Early Signs of a Real Estate Rebound
I’m starting to see some early indicators of a turnaround in real estate in the Greater Lowell region. To paraphrase Winston Churchill, it may not be the beginning of the end of the housing slump, but it could very well be the end of the beginning.
Here at the end of November, two things give me cause for guarded optimism. For the second straight month, foreclosure activity is down substantially across the region and the frequency of mortgage refinancing is up, although that’s mostly the case in the Greater Lowell towns and not the city itself, at least not yet.
The particulars: In November 2010, the number of Orders of Notice (the document that commences the foreclosure process) recorded at the Middlesex North Registry of Deeds was down 61% compared to the number from November 2009. The number of Foreclosure Deeds (the post-auction document that transfers title from the homeowner/debtor to the new owner) was down by 50%. The foreclosure numbers were particularly encouraging for Lowell, with Orders of Notice for city properties dropping from 57 in November 2009 to just 17 in this November (a 70% decline).
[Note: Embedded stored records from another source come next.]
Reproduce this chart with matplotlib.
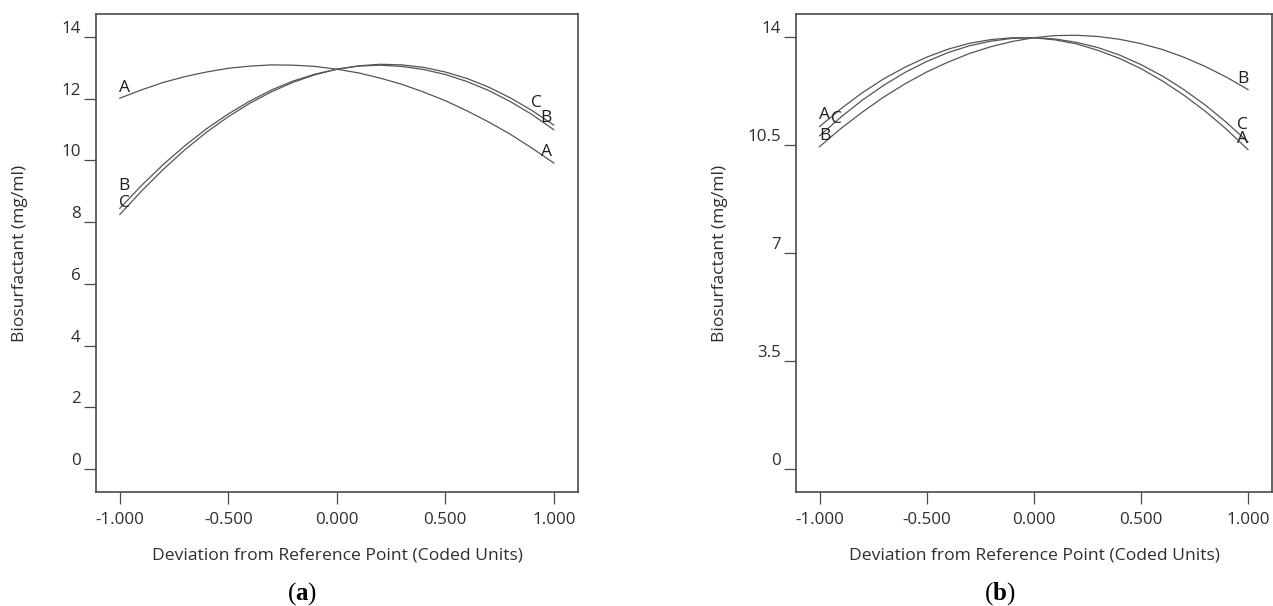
import numpy as np
import matplotlib
matplotlib.use('Agg')
import matplotlib.pyplot as plt

plt.rcParams['font.family'] = ['Open Sans', 'DejaVu Sans']
plt.rcParams['mathtext.fontset'] = 'custom'
plt.rcParams['mathtext.rm'] = 'Liberation Serif'
plt.rcParams['mathtext.bf'] = 'Liberation Serif:bold'

# <============DATA============>#

x_coded = [-1.0, -0.9, -0.8, -0.7, -0.6, -0.5, -0.4, -0.3, -0.2, -0.1, 0.0,
           0.1, 0.2, 0.3, 0.4, 0.5, 0.6, 0.7, 0.8, 0.9, 1.0]

# panel (a)
a_A = [12.02, 12.29, 12.53, 12.72, 12.87, 12.99, 13.06, 13.10, 13.09, 13.05, 12.96,
       12.84, 12.67, 12.47, 12.22, 11.94, 11.61, 11.25, 10.85, 10.40, 9.92]
a_B = [8.45, 9.19, 9.87, 10.48, 11.03, 11.51, 11.93, 12.29, 12.58, 12.80, 12.96,
       13.06, 13.09, 13.05, 12.95, 12.79, 12.56, 12.27, 11.91, 11.49, 11.00]
a_C = [8.25, 9.01, 9.71, 10.35, 10.92, 11.42, 11.86, 12.23, 12.54, 12.78, 12.96,
       13.07, 13.12, 13.10, 13.02, 12.87, 12.66, 12.38, 12.03, 11.62, 11.15]

# panel (b)
b_A = [11.10, 11.68, 12.20, 12.65, 13.03, 13.35, 13.61, 13.80, 13.92, 13.98, 13.98,
       13.91, 13.78, 13.57, 13.31, 12.98, 12.58, 12.12, 11.60, 11.01, 10.35]
b_B = [10.45, 11.04, 11.57, 12.06, 12.49, 12.87, 13.19, 13.47, 13.69, 13.86, 13.98,
       14.05, 14.06, 14.02, 13.93, 13.79, 13.60, 13.35, 13.05, 12.70, 12.30]
b_C = [10.80, 11.41, 11.96, 12.44, 12.86, 13.21, 13.50, 13.72, 13.87, 13.96, 13.98,
       13.94, 13.83, 13.66, 13.42, 13.11, 12.74, 12.30, 11.80, 11.23, 10.60]

x_ticks = [-1.0, -0.5, 0.0, 0.5, 1.0]
a_yticks = [0, 2, 4, 6, 8, 10, 12, 14]
b_yticks = [0, 3.5, 7, 10.5, 14]
b_yticklabels = ['0', '3.5', '7', '10.5', '14']

# curve labels: (letter, x, y)
a_marks = [('A', -0.98, 12.35), ('B', -0.98, 9.16), ('C', -0.98, 8.62),
           ('C', 0.92, 11.88), ('B', 0.965, 11.38), ('A', 0.965, 10.28)]
b_marks = [('A', -0.975, 11.46), ('C', -0.92, 11.35), ('B', -0.975, 10.79),
           ('B', 0.975, 12.63), ('C', 0.975, 11.15), ('A', 0.975, 10.70)]

# <============PLOTING============>#

W, H = 1273, 606
fig = plt.figure(figsize=(W / 100, H / 100), dpi=100)
line_col = '#555555'
spine_col = '#4a4a4a'
text_col = '#2e2e2e'


def panel(rect, curves, marks, yticks, yticklabels, caption):
    ax = fig.add_axes(rect)
    for ys in curves:
        ax.plot(x_coded, ys, color=line_col, lw=0.9, solid_joinstyle='round')
    for letter, tx, ty in marks:
        ax.text(tx, ty, letter, ha='center', va='center', fontsize=12.5,
                color='#1e1e1e')
    ax.set_xlim(-1.11, 1.112)
    ax.set_ylim(-0.75, 14.75)
    ax.set_xticks(x_ticks)
    ax.set_xticklabels(['%.3f' % v for v in x_ticks])
    ax.set_yticks(yticks)
    ax.set_yticklabels(yticklabels)
    for lbl in ax.get_yticklabels():
        lbl.set_va('bottom')
    for s in ax.spines.values():
        s.set_color(spine_col)
        s.set_linewidth(1.2)
    ax.tick_params(axis='y', length=8.6, width=0.9, color=spine_col,
                   pad=2.4, labelsize=12.2, labelcolor=text_col)
    ax.tick_params(axis='x', length=8.6, width=0.9, color=spine_col,
                   pad=6, labelsize=12.2, labelcolor=text_col)
    l, b, w, h = rect
    fig.text(l + w / 2, 1 - 555 / H, 'Deviation from Reference Point (Coded Units)',
             ha='center', va='center', fontsize=12.6, color=text_col)
    fig.text(l - 76 / W, b + h / 2, 'Biosurfactant (mg/ml)', rotation=90,
             ha='center', va='center', fontsize=12.6, color=text_col)
    fig.text(caption[1] / W, 1 - 594 / H, r'$\mathrm{(}\mathbf{%s}\mathrm{)}$' % caption[0],
             ha='center', va='center', fontsize=18, color='black')
    return ax


ax1 = panel([96 / W, (H - 492) / H, 482 / W, 478 / H], [a_A, a_B, a_C], a_marks,
            a_yticks, [str(v) for v in a_yticks], ('a', 302))
ax2 = panel([796 / W, (H - 492) / H, 476 / W, 478 / H], [b_A, b_B, b_C], b_marks,
            b_yticks, b_yticklabels, ('b', 1000))

fig.savefig('out.png', dpi=100)
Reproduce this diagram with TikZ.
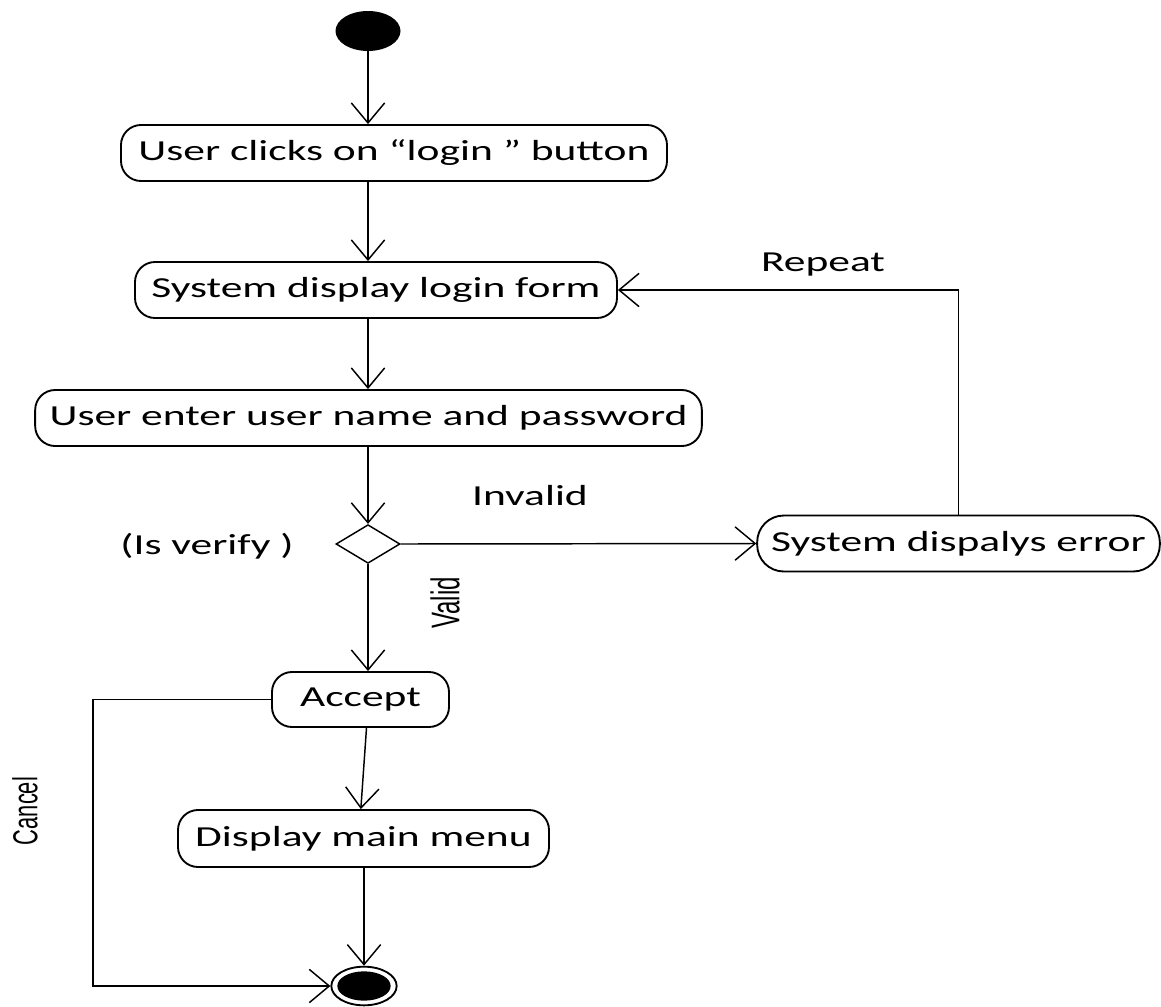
\documentclass[tikz,border=0pt]{standalone}
\usepackage{fontspec}
\setmainfont[FakeStretch=1.5]{Carlito}
\newfontfamily\narrowfont{Liberation Sans}
\usetikzlibrary{arrows.meta,shapes.geometric,calc}

\begin{document}
\begin{tikzpicture}[x=0.75pt,y=-0.75pt,
  every node/.style={font=\fontsize{21.75pt}{26pt}\selectfont},
  act/.style={draw,line width=1.4pt,rounded corners=15pt,minimum height=42pt,inner sep=0pt},
  errbox/.style={act,rounded corners=20pt},
  flow/.style={line width=1.1pt,-{Straight Barb[length=15pt,width=25pt,line width=1.1pt]}},
  lbl/.style={inner sep=0pt},
  sidelbl/.style={inner sep=0pt,rotate=90}
]
\useasboundingbox (0,0) rectangle (1161,1007);

% initial and final states
\node[ellipse,fill=black,minimum width=48.75pt,minimum height=30pt,inner sep=0pt] (start) at (368,31) {};
\node[ellipse,draw,line width=1.4pt,minimum width=49pt,minimum height=29pt,inner sep=0pt] (endo) at (364,986) {};
\node[ellipse,fill=black,minimum width=40pt,minimum height=22pt,inner sep=0pt] (endi) at (364,986) {};

% activities
\node[act,minimum width=409.5pt] (click) at (394,153) {User clicks on “login ” button};
\node[act,minimum width=361.5pt] (form) at (376,290) {System display login form};
\node[act,minimum width=500pt] (enter) at (368.5,418) {User enter user name and password};
\node[diamond,draw,line width=1.1pt,minimum width=48pt,minimum height=29pt,inner sep=0pt] (dec) at (368,544) {};
\node[errbox,minimum width=302pt] (err) at (958.5,543.5) {System dispalys error};
\node[act,minimum width=132.75pt,minimum height=41.25pt] (accept) at (360.5,699.5) {Accept};
\node[act,minimum width=278.25pt,minimum height=42.75pt] (menu) at (363.5,838.5) {Display main menu};

% labels
\node[lbl] (repeat) at (823,265) {Repeat};
\node[lbl] (invalid) at (530,496) {Invalid};
\node[lbl] (verify) at (207,546) {(Is verify )};
\node[sidelbl] (valid) at (445,603) {\scalebox{0.6}[1]{\narrowfont\fontsize{30pt}{30pt}\selectfont Valid}};
\node[sidelbl] (cancel) at (25,811) {\scalebox{0.63}[1]{\narrowfont\fontsize{26pt}{26pt}\selectfont Cancel}};

\coordinate (cancelx) at (93,0);

% transitions
\draw[flow] (start.south) -- (start.south |- click.north);
\draw[flow] (click.south -| start) -- (form.north -| start);
\draw[flow] (form.south -| start) -- (enter.north -| start);
\draw[flow] (enter.south -| dec) -- (dec.north);
\draw[flow] (dec.east) -- (err.west);
\draw[flow] (err.north) |- (form.east);
\draw[flow] (dec.south) -- (dec.south |- accept.north);
\draw[flow] ([xshift=4.5pt]accept.south) -- ([xshift=-2pt]menu.north);
\draw[flow] (menu.south -| endo) -- (endo.north);
\draw[flow] (accept.west) -- (accept.west -| cancelx) |- (endo.west);
\end{tikzpicture}
\end{document}
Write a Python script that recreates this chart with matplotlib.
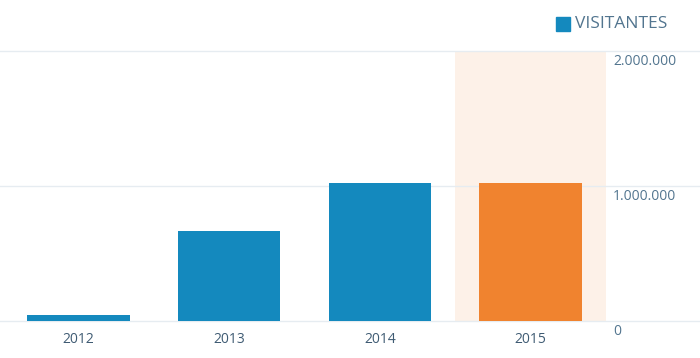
import matplotlib
matplotlib.use("Agg")
import matplotlib.pyplot as plt
import matplotlib.transforms as mtrans
from matplotlib.patches import Rectangle

years = ["2012", "2013", "2014", "2015"]
visitors = [45000, 665000, 1025000, 1025000]
ytick_values = [0, 1000000, 2000000]
ytick_labels = ["0", "1.000.000", "2.000.000"]
series_name = "VISITANTES"

BLUE = "#1489be"
ORANGE = "#f0832f"
HILITE = "#fdf1e8"
GRID = "#e6ecf1"
LABEL = "#52758f"
XLABEL = "#3f5b73"

plt.rcParams['font.family'] = ['Open Sans', 'DejaVu Sans']

W, H = 700, 358
fig = plt.figure(figsize=(W / 100, H / 100), dpi=100)
ax_left, ax_right = 3, 606
ax_w = ax_right - ax_left
ax_bot, ax_top = 321, 51
ax = fig.add_axes([ax_left / W, (H - ax_bot) / H, ax_w / W, (ax_bot - ax_top) / H])

x = list(range(len(years)))
colors = [BLUE] * (len(years) - 1) + [ORANGE]
ax.axvspan(x[-1] - 0.5, x[-1] + 0.5, color=HILITE, zorder=0, lw=0)
for v in ytick_values:
    ax.axhline(v, xmin=-ax_left / ax_w, xmax=(W - ax_left) / ax_w, color=GRID,
               lw=1, clip_on=False, zorder=1)
ax.bar(x, visitors, width=0.68, color=colors, zorder=2)

ax.set_xlim(-0.5, len(years) - 0.5)
ax.set_ylim(0, 2000000)
ax.set_xticks(x)
ax.set_xticklabels(years, fontsize=10, color=XLABEL)
ax.set_yticks(ytick_values)
ax.set_yticklabels(ytick_labels, fontsize=10, color=LABEL)
ax.yaxis.tick_right()
ax.tick_params(axis='y', length=0, pad=5)
ax.tick_params(axis='x', length=0, pad=8)
offset = mtrans.ScaledTranslation(0, -3 / 100, fig.dpi_scale_trans)
for lab in ax.get_yticklabels():
    lab.set_verticalalignment('top')
    lab.set_transform(lab.get_transform() + offset)
for s in ax.spines.values():
    s.set_visible(False)
ax.patch.set_alpha(0)

# legend
fig.patches.append(Rectangle((556 / W, 1 - 30.5 / H), 14 / W, 13.5 / H,
                             transform=fig.transFigure, color=BLUE))
fig.text(575 / W, 1 - 24 / H, series_name, fontsize=12.5, color=LABEL,
         va='center', ha='left')

fig.savefig("out.png", dpi=100)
Regarding Foreclosure Deeds for Lowell properties, the 9 recorded in November 2010 was the smallest amount for any month since December 2006.
The other positive indicator is the number of mortgages being recorded. In November 2009 there were 1102 for the entire registry district. This November, that jumped to 1571, an increase of 43%. This rise in new mortgages is almost an exclusively suburban phenomenon since mortgages in Lowell only increased by 2%. For the nine towns in the district (Billerica, Carlisle, Chelmsford, Dracut, Dunstable, Tewksbury, Tyngsborough, Westford and Wilmington), mortgages were up 53% for November.
Admittedly, not everything is rosy. The number of deeds recorded for the district was down 15% compared to last November, corroborating recent media reports that home sales are hurting. And while the number of new foreclosures is way down, there are still many in the pipeline that have to work their way through the system. Each foreclosure is like an anchor that drags down the value of the houses around it. (A big reason the on-going refinance boom has bypassed Lowell thus far is that values in the city have dropped more than those in the suburbs because of all the urban foreclosures we’ve seen).
The easing of the rate of foreclosures that we’re seeing (in October, Orders on Notice were down 23% and Foreclosure Deeds down 29%), will slow the decline in values in Lowell allowing the suburban refinancing boomlet to spread into the city. Back in late 2002 and early 2003, it wasn’t home sales that started the upward march of prices (that led to the real estate boom), it was a frenzy of refinancing. The busiest period we’ve ever had at the registry of deeds was from January through September 2003 and that was totally driven by refinancing. That spring and summer’s activity served as a catalyst for the rapid increase in home prices that we experienced in the following years. I hope that what we’re seeing now is (the good parts of) history repeating itself.